The loss function

Is it always true that loss function follows the decreasing trend over the no of epochs choosen ? Because in the lecture, it decreases to 16 and then again jumped back to a higher value 23?

The value returned by loss function might oscillate around local/global minima. Sometimes this means that it might grow back, only to decrease back after some epochs (perhaps because the network found a better minima).

You’re confusing the trend and the loss function plot. Overall, the result of loss function decreases, even if it spikes for a while.

The loss function might grow back though if the network starts to overfit. What’s usually of interest for the person training the network is it’s behavior when applied to unseen data (test set) and that’s what’s usually plotted in graphs. But the network is trained for a different data (train set). If the network becomes overly good with training data, then the loss function (applied to test set) grows up (simply: the network memorizes that 2+2=4, but forgets the idea about what addition is, so 2+3 gives wrong results).
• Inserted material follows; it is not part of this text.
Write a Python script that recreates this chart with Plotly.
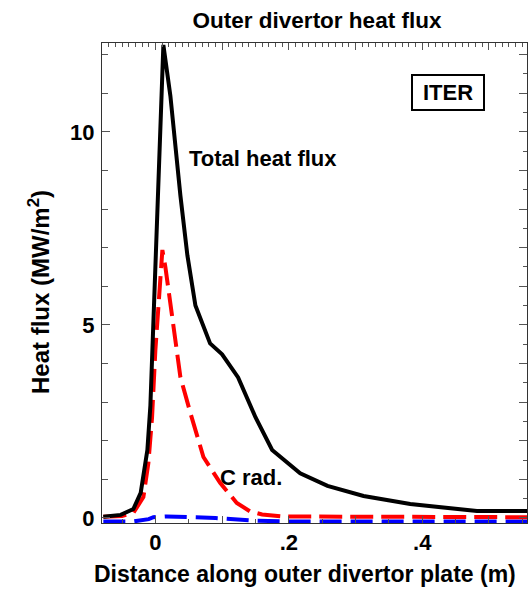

Probably what’s happening is the learning rate is not set small enough. In this case, the loss will bounce around the minimum but never converge.
There’s a tradeoff when setting learning rate between a) training speed and b) predictive accuracy. Some optimizers try to update the learning rate during training so you can have the best of both worlds.


Glad to see your valuable and prompt reply.

Thanks for your prompt response to my question.